Short exercise >>
Transcribe the whole listing without a single picture.

>>

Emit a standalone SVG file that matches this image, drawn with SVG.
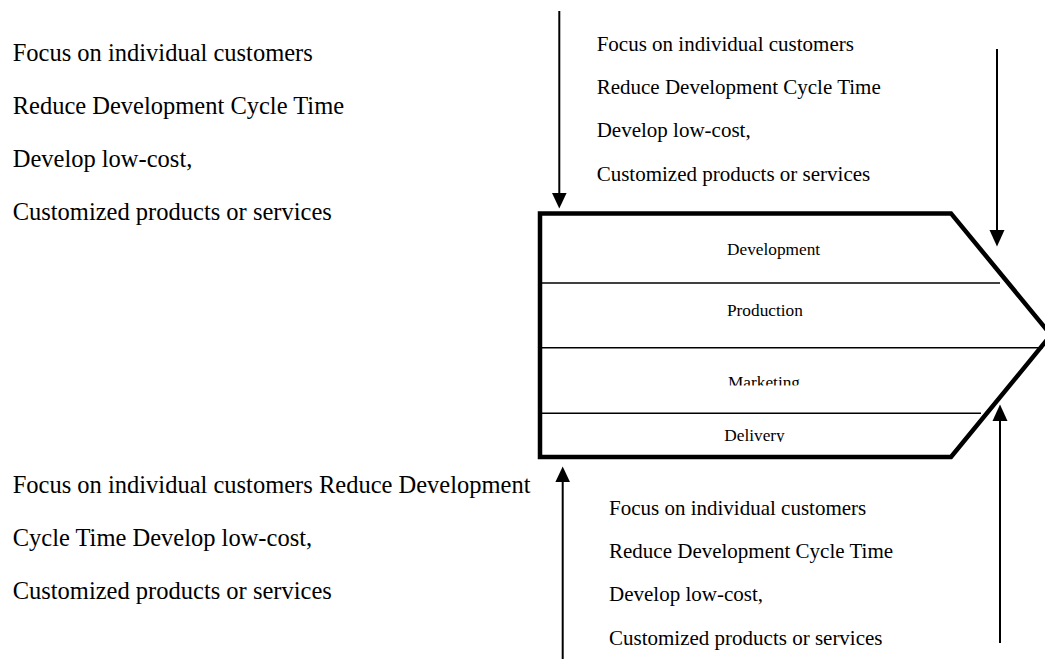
<svg xmlns="http://www.w3.org/2000/svg" width="1045" height="659" viewBox="0 0 1045 659">
<style>
  .big { font-family: "Liberation Serif", "Times New Roman", serif; font-size: 24.5px; fill: #000; }
  .mid { font-family: "Liberation Serif", "Times New Roman", serif; font-size: 21px; fill: #000; }
  .lab { font-family: "Liberation Serif", "Times New Roman", serif; font-size: 17.3px; fill: #000; }
  .frame { fill: #fff; stroke: #000; stroke-width: 4.5; stroke-linejoin: miter; }
  .div { stroke: #000; stroke-width: 1.6; fill: none; }
  .conn { stroke: #000; stroke-width: 2; fill: none; }
  .head { fill: #000; stroke: none; }
</style>
<defs>
  <clipPath id="clipMkt"><rect x="540" y="350" width="400" height="35.5"/></clipPath>
  <clipPath id="clipDel"><rect x="540" y="415" width="400" height="27"/></clipPath>
</defs>
<rect width="1045" height="659" fill="#fff"/>

<g id="text-left-top">
  <text class="big" x="12.7" y="61">Focus on individual customers</text>
  <text class="big" x="12.7" y="114">Reduce Development Cycle Time</text>
  <text class="big" x="12.7" y="167">Develop low-cost,</text>
  <text class="big" x="12.7" y="220">Customized products or services</text>
</g>

<g id="text-center-top">
  <text class="mid" x="596.7" y="51">Focus on individual customers</text>
  <text class="mid" x="596.7" y="94">Reduce Development Cycle Time</text>
  <text class="mid" x="596.7" y="137">Develop low-cost,</text>
  <text class="mid" x="596.7" y="180.5">Customized products or services</text>
</g>

<g id="text-left-bottom">
  <text class="big" x="12.7" y="493">Focus on individual customers Reduce Development</text>
  <text class="big" x="12.7" y="546">Cycle Time Develop low-cost,</text>
  <text class="big" x="12.7" y="599">Customized products or services</text>
</g>

<g id="text-center-bottom">
  <text class="mid" x="609" y="515">Focus on individual customers</text>
  <text class="mid" x="609" y="558">Reduce Development Cycle Time</text>
  <text class="mid" x="609" y="601">Develop low-cost,</text>
  <text class="mid" x="609" y="645">Customized products or services</text>
</g>

<g id="value-chain">
  <polygon class="frame" points="540,213.4 951,213.4 1051,335 951,457 540,457"/>
  <line class="div" x1="540" y1="283" x2="1000" y2="283"/>
  <line class="div" x1="540" y1="347.7" x2="1043" y2="347.7"/>
  <line class="div" x1="540" y1="413.3" x2="981" y2="413.3"/>
  <text class="lab" x="727" y="255">Development</text>
  <text class="lab" x="727" y="316">Production</text>
  <text class="lab" x="728" y="388" clip-path="url(#clipMkt)">Marketing</text>
  <text class="lab" x="724.3" y="440.5" clip-path="url(#clipDel)">Delivery</text>
</g>

<g id="connectors">
  <line class="conn" x1="559.3" y1="11" x2="559.3" y2="195"/>
  <polygon class="head" points="552,193 566.6,193 559.3,208.5"/>

  <line class="conn" x1="997" y1="49" x2="997" y2="232"/>
  <polygon class="head" points="989.5,230 1004.5,230 997,246.5"/>

  <line class="conn" x1="562.7" y1="480" x2="562.7" y2="659"/>
  <polygon class="head" points="555.4,482 570,482 562.7,466.5"/>

  <line class="conn" x1="1000" y1="420" x2="1000" y2="643"/>
  <polygon class="head" points="992.5,421 1007.5,421 1000,404.5"/>
</g>
</svg>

<<

Task solution >>
Emit a standalone SVG file that matches this image, drawn with SVG.
<svg xmlns="http://www.w3.org/2000/svg" width="1045" height="659" viewBox="0 0 1045 659">
<style>
  .big { font-family: "Liberation Serif", "Times New Roman", serif; font-size: 24.5px; fill: #000; }
  .mid { font-family: "Liberation Serif", "Times New Roman", serif; font-size: 21px; fill: #000; }
  .lab { font-family: "Liberation Serif", "Times New Roman", serif; font-size: 17.3px; fill: #000; }
  .frame { fill: #fff; stroke: #000; stroke-width: 4.5; stroke-linejoin: miter; }
  .div { stroke: #000; stroke-width: 1.6; fill: none; }
  .conn { stroke: #000; stroke-width: 2; fill: none; }
  .head { fill: #000; stroke: none; }
</style>
<defs>
  <clipPath id="clipMkt"><rect x="540" y="350" width="400" height="35.5"/></clipPath>
  <clipPath id="clipDel"><rect x="540" y="415" width="400" height="27"/></clipPath>
</defs>
<rect width="1045" height="659" fill="#fff"/>

<g id="text-left-top">
  <text class="big" x="12.7" y="61">Focus on individual customers</text>
  <text class="big" x="12.7" y="114">Reduce Development Cycle Time</text>
  <text class="big" x="12.7" y="167">Develop low-cost,</text>
  <text class="big" x="12.7" y="220">Customized products or services</text>
</g>

<g id="text-center-top">
  <text class="mid" x="596.7" y="51">Focus on individual customers</text>
  <text class="mid" x="596.7" y="94">Reduce Development Cycle Time</text>
  <text class="mid" x="596.7" y="137">Develop low-cost,</text>
  <text class="mid" x="596.7" y="180.5">Customized products or services</text>
</g>

<g id="text-left-bottom">
  <text class="big" x="12.7" y="493">Focus on individual customers Reduce Development</text>
  <text class="big" x="12.7" y="546">Cycle Time Develop low-cost,</text>
  <text class="big" x="12.7" y="599">Customized products or services</text>
</g>

<g id="text-center-bottom">
  <text class="mid" x="609" y="515">Focus on individual customers</text>
  <text class="mid" x="609" y="558">Reduce Development Cycle Time</text>
  <text class="mid" x="609" y="601">Develop low-cost,</text>
  <text class="mid" x="609" y="645">Customized products or services</text>
</g>

<g id="value-chain">
  <polygon class="frame" points="540,213.4 951,213.4 1051,335 951,457 540,457"/>
  <line class="div" x1="540" y1="283" x2="1000" y2="283"/>
  <line class="div" x1="540" y1="347.7" x2="1043" y2="347.7"/>
  <line class="div" x1="540" y1="413.3" x2="981" y2="413.3"/>
  <text class="lab" x="727" y="255">Development</text>
  <text class="lab" x="727" y="316">Production</text>
  <text class="lab" x="728" y="388" clip-path="url(#clipMkt)">Marketing</text>
  <text class="lab" x="724.3" y="440.5" clip-path="url(#clipDel)">Delivery</text>
</g>

<g id="connectors">
  <line class="conn" x1="559.3" y1="11" x2="559.3" y2="195"/>
  <polygon class="head" points="552,193 566.6,193 559.3,208.5"/>

  <line class="conn" x1="997" y1="49" x2="997" y2="232"/>
  <polygon class="head" points="989.5,230 1004.5,230 997,246.5"/>

  <line class="conn" x1="562.7" y1="480" x2="562.7" y2="659"/>
  <polygon class="head" points="555.4,482 570,482 562.7,466.5"/>

  <line class="conn" x1="1000" y1="420" x2="1000" y2="643"/>
  <polygon class="head" points="992.5,421 1007.5,421 1000,404.5"/>
</g>
</svg>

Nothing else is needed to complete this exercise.